Olaylar 1970’lerin başında geçiyor muhtemelen, yakın zamanda yaşanan isyanlara dair de bilgiler var ama Polat isimleri doğrudan vermemiş, noktaları biz dolduruyoruz. İlk boşluklar muhtemelen Üçüncü Ağrı Ayaklanması’nı işaret ediyor, o dönem bölgede çok sayıda ayaklanma yaşanmış gerçi. Bir de Türk askerine kurşun sıkma meselesi var, Mıkko’nun anlattığı hikâyeye göre “Urus” askeri bölgeyi bastığı zaman köyden çok sayıda erkek savaşmaya gitmiş ve şehit olmuş, ikinci seferde gelenlerin yine Ruslar olduğu düşünülmüş ama Gazi Kemal’in askerleriymiş, sıktıkları kurşunlara karşılık tepelerine bombalar yağmış ve mahvolmuşlar.
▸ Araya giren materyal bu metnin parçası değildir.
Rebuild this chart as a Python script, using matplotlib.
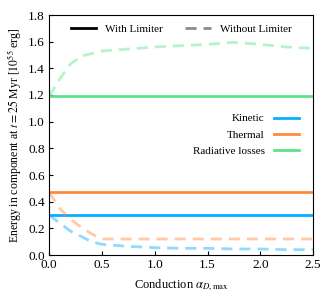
import numpy as np
import matplotlib
matplotlib.use("Agg")
import matplotlib.pyplot as plt
from matplotlib.lines import Line2D

plt.rcParams["font.family"] = ["Liberation Serif", "DejaVu Serif"]
plt.rcParams["mathtext.fontset"] = "stix"
plt.rcParams["font.size"] = 9

# conduction strength alpha_D,max
alpha = [0.0, 0.1, 0.2, 0.3, 0.4, 0.5, 0.75, 1.0, 1.25, 1.5, 1.75, 2.0, 2.25, 2.5]

# energies at t = 25 Myr [1e55 erg], without limiter
kin_nolim = [0.30, 0.24, 0.18, 0.14, 0.10, 0.08, 0.065, 0.055, 0.05, 0.05, 0.045, 0.045, 0.04, 0.04]
th_nolim = [0.47, 0.35, 0.27, 0.21, 0.16, 0.12, 0.12, 0.12, 0.12, 0.12, 0.12, 0.12, 0.12, 0.12]
rad_nolim = [1.19, 1.32, 1.43, 1.49, 1.51, 1.53, 1.545, 1.56, 1.57, 1.58, 1.595, 1.58, 1.56, 1.55]

# with limiter: constant
kin_lim = 0.30
th_lim = 0.47
rad_lim = 1.19

labels = ["Kinetic", "Thermal", "Radiative losses"]
colors = ["#0aaeff", "#ff8a3d", "#5ee38a"]

fig = plt.figure(figsize=(3.32, 3.0), dpi=100)
ax = fig.add_axes([0.148, 0.15, 0.795, 0.80])

for c, lim, nolim in zip(colors, [kin_lim, th_lim, rad_lim],
                         [kin_nolim, th_nolim, rad_nolim]):
    ax.axhline(lim, color=c, lw=2)
    ax.plot(alpha, nolim, color=c, lw=2, ls=(0, (4, 2.5)), alpha=0.45)

ax.set_xlim(0, 2.5)
ax.set_ylim(0, 1.8)
ax.set_xticks(np.arange(0, 2.51, 0.5))
ax.set_yticks(np.arange(0, 1.81, 0.2))
ax.tick_params(direction="in", length=3, width=0.8, pad=3, labelsize=9.5)
ax.set_xlabel(r"Conduction $\alpha_{D,\mathrm{max}}$", fontsize=9)
ax.set_ylabel(r"Energy in component at $t = 25$ Myr [$10^{55}$ erg]", fontsize=8.5)

style_h = [Line2D([], [], color="black", lw=2),
           Line2D([], [], color="gray", lw=2, ls=(0, (4, 2.5)), alpha=0.9)]
leg1 = ax.legend(style_h, ["With Limiter", "Without Limiter"], loc="center",
                 ncol=2, frameon=False, handlelength=2.3, columnspacing=2.0,
                 fontsize=8, bbox_to_anchor=(0.5, 0.94), borderaxespad=0)
ax.add_artist(leg1)

comp_h = [Line2D([], [], color=c, lw=2) for c in colors]
ax.legend(comp_h, labels, loc="center right", frameon=False, markerfirst=False,
          handlelength=2.3, fontsize=8, bbox_to_anchor=(0.985, 0.5),
          labelspacing=0.6)

fig.savefig("out.png", dpi=100)
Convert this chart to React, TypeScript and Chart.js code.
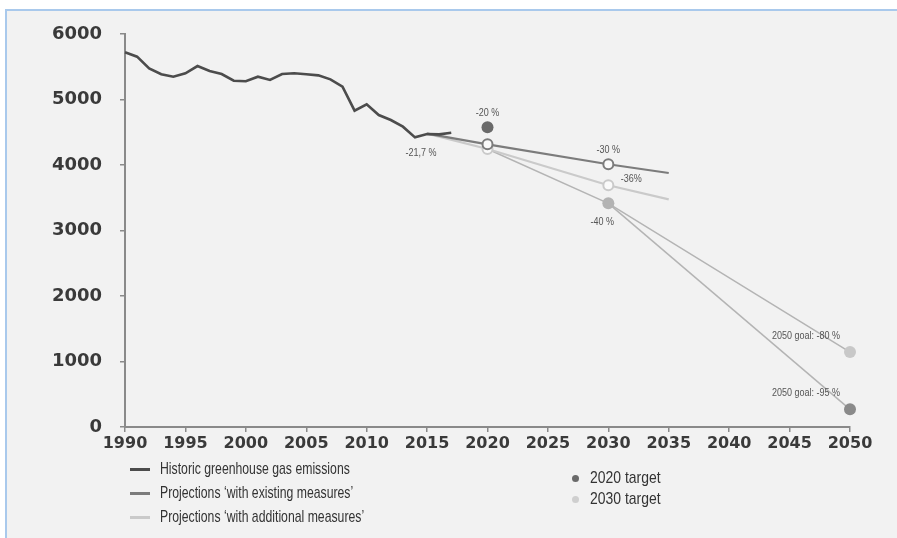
import React, { useEffect, useRef } from "react";
import { Chart, registerables } from "chart.js";

Chart.register(...registerables);

// ---- data ----
const historicYears = [1990, 1991, 1992, 1993, 1994, 1995, 1996, 1997, 1998, 1999, 2000, 2001, 2002, 2003, 2004, 2005, 2006, 2007, 2008, 2009, 2010, 2011, 2012, 2013, 2014, 2015, 2016, 2017];
const historicValues = [5720, 5654, 5476, 5385, 5348, 5400, 5511, 5435, 5389, 5287, 5278, 5348, 5298, 5389, 5400, 5385, 5369, 5308, 5196, 4829, 4927, 4763, 4687, 4585, 4422, 4473, 4468, 4493];

const projectionYears = [2015, 2020, 2030, 2035];
const existingValues = [4480, 4316, 4011, 3878];
const additionalValues = [4480, 4244, 3690, 3476];

const path80Years = [2020, 2030, 2050];
const path80Values = [4244, 3415, 1144];
const path95Years = [2030, 2050];
const path95Values = [3415, 270];

const target2020 = { year: 2020, value: 4576 };
const target2030 = { year: 2030, value: 3415 };
const goal80 = { year: 2050, value: 1144 };
const goal95 = { year: 2050, value: 270 };

const annotationTexts = ["-20 %", "-21,7 %", "-30 %", "-36%", "-40 %", "2050 goal: -80 %", "2050 goal: -95 %"];
const annotationYears = [2020, 2014, 2030, 2030, 2030, 2050, 2050];
const annotationValues = [4576, 4422, 4011, 3690, 3415, 1144, 270];

const xTickValues = [1990, 1995, 2000, 2005, 2010, 2015, 2020, 2025, 2030, 2035, 2040, 2045, 2050];
const yTickValues = [0, 1000, 2000, 3000, 4000, 5000, 6000];

const legendLines = ["Historic greenhouse gas emissions", "Projections ‘with existing measures’", "Projections ‘with additional measures’"];
const legendDots = ["2020 target", "2030 target"];

// ---- styles ----
const C_HIST = "#4c4c4c";
const C_WEM = "#7c7c7c";
const C_WAM = "#cacaca";
const C_PATH = "#b4b4b4";
const C_T2020 = "#6a6a6a";
const C_T2030 = "#b3b3b3";
const annotationOffsets = [
  [0, -14],
  [6, 16],
  [0, -14],
  [23, -6],
  [-6, 19],
  [-44, -16],
  [-44, -16],
];

const pts = (xs: number[], ys: number[]) => xs.map((x, i) => ({ x, y: ys[i] }));

const annotationPlugin = {
  id: "annotations",
  afterDatasetsDraw(chart: any) {
    const { ctx, scales } = chart;
    ctx.save();
    ctx.font = "10px 'Liberation Sans', sans-serif";
    ctx.fillStyle = "#555";
    ctx.textAlign = "center";
    ctx.textBaseline = "middle";
    annotationTexts.forEach((t, i) => {
      const px = scales.x.getPixelForValue(annotationYears[i]) + annotationOffsets[i][0];
      const py = scales.y.getPixelForValue(annotationValues[i]) + annotationOffsets[i][1];
      ctx.save();
      ctx.translate(px, py);
      ctx.scale(0.9, 1);
      ctx.fillText(t, 0, 0);
      ctx.restore();
    });
    ctx.restore();
  },
};

export default function App() {
  const ref = useRef<HTMLCanvasElement | null>(null);

  useEffect(() => {
    if (!ref.current) return;
    const chart = new Chart(ref.current, {
      type: "line",
      data: {
        datasets: [
          {
            label: "2020 target",
            data: [{ x: target2020.year, y: target2020.value }],
            showLine: false,
            pointRadius: 6,
            pointBackgroundColor: C_T2020,
            pointBorderWidth: 0,
            order: 0,
          },
          {
            label: "2030 target",
            data: [{ x: target2030.year, y: target2030.value }],
            showLine: false,
            pointRadius: 6,
            pointBackgroundColor: C_T2030,
            pointBorderWidth: 0,
            order: 0,
          },
          {
            label: "2050 goal -80",
            data: [{ x: goal80.year, y: goal80.value }],
            showLine: false,
            pointRadius: 6,
            pointBackgroundColor: "#c8c8c8",
            pointBorderWidth: 0,
            order: 0,
          },
          {
            label: "2050 goal -95",
            data: [{ x: goal95.year, y: goal95.value }],
            showLine: false,
            pointRadius: 6,
            pointBackgroundColor: "#8a8a8a",
            pointBorderWidth: 0,
            order: 0,
          },
          {
            label: legendLines[0],
            data: pts(historicYears, historicValues),
            borderColor: C_HIST,
            borderWidth: 2.6,
            pointRadius: 0,
            order: 1,
          },
          {
            label: legendLines[1],
            data: pts(projectionYears, existingValues),
            borderColor: C_WEM,
            borderWidth: 2.2,
            pointRadius: [0, 5, 5, 0],
            pointBackgroundColor: "#fafafa",
            pointBorderColor: C_WEM,
            pointBorderWidth: 2,
            order: 2,
          },
          {
            label: legendLines[2],
            data: pts(projectionYears, additionalValues),
            borderColor: C_WAM,
            borderWidth: 2.2,
            pointRadius: [0, 5, 5, 0],
            pointBackgroundColor: "#fafafa",
            pointBorderColor: C_WAM,
            pointBorderWidth: 2,
            order: 3,
          },
          {
            label: "path -80",
            data: pts(path80Years, path80Values),
            borderColor: C_PATH,
            borderWidth: 1.5,
            pointRadius: 0,
            order: 4,
          },
          {
            label: "path -95",
            data: pts(path95Years, path95Values),
            borderColor: C_PATH,
            borderWidth: 1.5,
            pointRadius: 0,
            order: 4,
          },
        ],
      },
      options: {
        animation: false,
        responsive: false,
        devicePixelRatio: 1,
        clip: false as any,
        layout: { padding: { top: 34, right: 47, left: 0, bottom: 0 } },
        plugins: { legend: { display: false }, tooltip: { enabled: false } },
        scales: {
          x: {
            type: "linear",
            min: 1990,
            max: 2050,
            afterFit: (s: any) => {
              s.height = 111;
            },
            afterBuildTicks: (s: any) => {
              s.ticks = xTickValues.map((v) => ({ value: v }));
            },
            ticks: {
              callback: (v: any) => String(v),
              color: "#3a3a3a",
              font: { family: "'DejaVu Sans'", size: 16, weight: "bold" },
              padding: 2,
              maxRotation: 0,
              autoSkip: false,
            },
            grid: { drawOnChartArea: false, drawTicks: true, tickLength: 5, color: "#8a8a8a", lineWidth: 1.5 },
            border: { display: true, color: "#8a8a8a", width: 2 },
          },
          y: {
            type: "linear",
            min: 0,
            max: 6000,
            afterFit: (s: any) => {
              s.width = 125;
            },
            afterBuildTicks: (s: any) => {
              s.ticks = yTickValues.map((v) => ({ value: v }));
            },
            ticks: {
              callback: (v: any) => String(v),
              color: "#3a3a3a",
              font: { family: "'DejaVu Sans'", size: 18, weight: "bold" },
              padding: 18,
            },
            grid: { drawOnChartArea: false, drawTicks: true, tickLength: 5, color: "#8a8a8a", lineWidth: 1.5 },
            border: { display: true, color: "#8a8a8a", width: 2 },
          },
        },
      },
      plugins: [annotationPlugin],
    });
    return () => chart.destroy();
  }, []);

  const legendFont = "'Liberation Sans', sans-serif";
  const lineColors = [C_HIST, C_WEM, C_WAM];
  const dotColors = [C_T2020, "#cfcfcf"];

  return (
    <div style={{ position: "fixed", left: 0, top: 0, width: 897, height: 538, background: "#fff", overflow: "hidden" }}>
      <div
        style={{
          position: "absolute",
          left: 0,
          top: -29,
          width: 880,
          textAlign: "right",
          font: "bold 24px 'Liberation Sans', sans-serif",
          color: "#000",
          whiteSpace: "nowrap",
        }}
      >
        Greenhouse gas emissions in Germany (million tonnes CO₂ equivalent)
      </div>
      <div
        style={{
          position: "absolute",
          left: 5,
          top: 9,
          right: 0,
          bottom: 0,
          background: "#f2f2f2",
          borderTop: "2px solid #a9c9ec",
          borderLeft: "2px solid #a9c9ec",
        }}
      />
      <canvas ref={ref} width={897} height={538} style={{ position: "absolute", left: 0, top: 0, width: 897, height: 538 }} />
      {legendLines.map((t, i) => (
        <div key={t} style={{ position: "absolute", left: 130, top: 459 + i * 24, height: 20, display: "flex", alignItems: "center" }}>
          <div style={{ width: 20, height: 3, background: lineColors[i], marginRight: 10, flex: "none" }} />
          <span
            style={{
              font: `17px ${legendFont}`,
              color: "#333",
              whiteSpace: "nowrap",
              display: "inline-block",
              transform: "scaleX(0.72)",
              transformOrigin: "left center",
            }}
          >
            {t}
          </span>
        </div>
      ))}
      {legendDots.map((t, i) => (
        <div key={t} style={{ position: "absolute", left: 572, top: 468 + i * 21, height: 20, display: "flex", alignItems: "center" }}>
          <div style={{ width: 7, height: 7, borderRadius: "50%", background: dotColors[i], marginRight: 11, flex: "none" }} />
          <span
            style={{
              font: `17px ${legendFont}`,
              color: "#333",
              whiteSpace: "nowrap",
              display: "inline-block",
              transform: "scaleX(0.82)",
              transformOrigin: "left center",
            }}
          >
            {t}
          </span>
        </div>
      ))}
    </div>
  );
}
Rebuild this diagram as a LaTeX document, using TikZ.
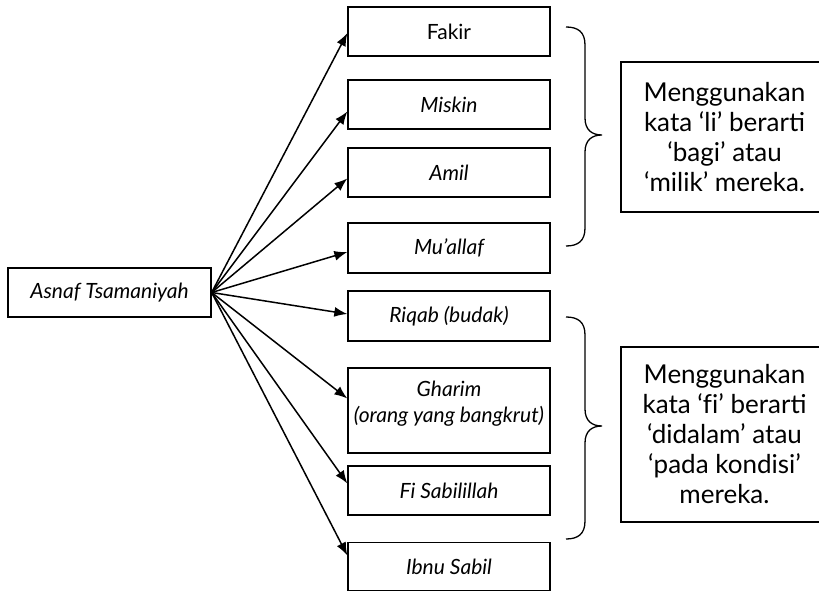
\documentclass[tikz,border=0pt]{standalone}
\usepackage{fontspec}
\setmainfont{Lato}
\usetikzlibrary{arrows.meta}
\begin{document}
\begin{tikzpicture}[x=1pt,y=-1pt,
  box/.style={draw, line width=1.3pt, minimum width=202pt, minimum height=49pt, inner sep=0pt, font=\fontsize{21}{26}\selectfont\itshape},
  boxtext/.style={inner sep=0pt, align=center, font=\fontsize{21}{26}\selectfont\itshape},
  note/.style={draw, line width=1.3pt, minimum width=207pt, align=center, inner sep=0pt, font=\fontsize{26}{30}\selectfont},
  arr/.style={line width=1.5pt, -{Latex[length=13pt,width=10pt]}},
  bracepath/.style={line width=1.3pt}]
\useasboundingbox (0,0) rectangle (819,593);
\clip (0,0) rectangle (819,593);

\node[box, minimum width=203pt] (asnaf) at (109.5,292.5) {Asnaf Tsamaniyah};

\node[box, font=\fontsize{21}{26}\selectfont] (fakir) at (449,31.5) {Fakir};
\node[box] (miskin) at (449,104.5) {Miskin};
\node[box] (amil) at (449,172.5) {Amil};
\node[box, minimum height=50pt] (muallaf) at (449,248) {Mu’allaf};
\node[box, minimum height=50pt] (riqab) at (449,316) {Riqab (budak)};
\node[box, minimum height=85pt] (gharim) at (449,410.5) {};
\node[boxtext, anchor=north] (gharimtxt) at ([yshift=-13.5pt]gharim.north) {Gharim\\(orang yang bangkrut)};
\node[box] (fisab) at (449,490.5) {Fi Sabilillah};
\node[box, minimum height=48pt] (ibnu) at (449,566.5) {Ibnu Sabil};

\draw[arr] (asnaf.east) -- ([yshift=-1.5pt]fakir.west);
\draw[arr] (asnaf.east) -- ([yshift=-7pt]miskin.west);
\draw[arr] (asnaf.east) -- ([yshift=-6pt]amil.west);
\draw[arr] (asnaf.east) -- ([yshift=-4pt]muallaf.west);
\draw[arr] (asnaf.east) -- ([yshift=2pt]riqab.west);
\draw[arr] (asnaf.east) -- ([yshift=12pt]gharim.west);
\draw[arr] (asnaf.east) -- ([yshift=7pt]fisab.west);
\draw[arr] (asnaf.east) -- ([yshift=11pt]ibnu.west);

\draw[bracepath] (566,27) .. controls (578,27) and (585,32) .. (585,45) -- (585,118)
  .. controls (585,130) and (592,135) .. (602,135)
  .. controls (592,135) and (585,140) .. (585,152) -- (585,228)
  .. controls (585,241) and (578,246) .. (566,246);
\draw[bracepath] (566,317) .. controls (578,317) and (585,322) .. (585,335) -- (585,409)
  .. controls (585,421) and (592,426) .. (602,426)
  .. controls (592,426) and (585,431) .. (585,443) -- (585,521)
  .. controls (585,534) and (578,539) .. (566,539);

\node[note, minimum height=150pt] (li) at (724.5,137) {Menggunakan\\kata ‘li’ berarti\\‘bagi’ atau\\‘milik’ mereka.};
\node[note, minimum height=175pt] (fi) at (724.5,434.5) {Menggunakan\\kata ‘f\kern0pt i’ berarti\\‘didalam’ atau\\‘pada kondisi’\\mereka.};
\end{tikzpicture}
\end{document}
Bu mücadelelere dair satır aralarında bilgiler var, ben mevzuya tam vakıf olmadığım için araştıramadım ama bilenler Polat’ın gölgede bıraktıklarıyla tarihi gerçekleri eşleştirebilirler.
Roman tekniği açısında basbayağı kötü bir roman bu, yine de okuması keyif veriyor, o topraklarda doğup büyüyen Polat’ın içeriden bir gözle anlattıklarını da düşününce şans verilmeli bence.
Ek: İki yüz altın meselesini unuttum, Saragöl tayfası satın aldıkları toprakları o dost Ermenilerin yakılan evlerinden yürütüyorlar. Evet.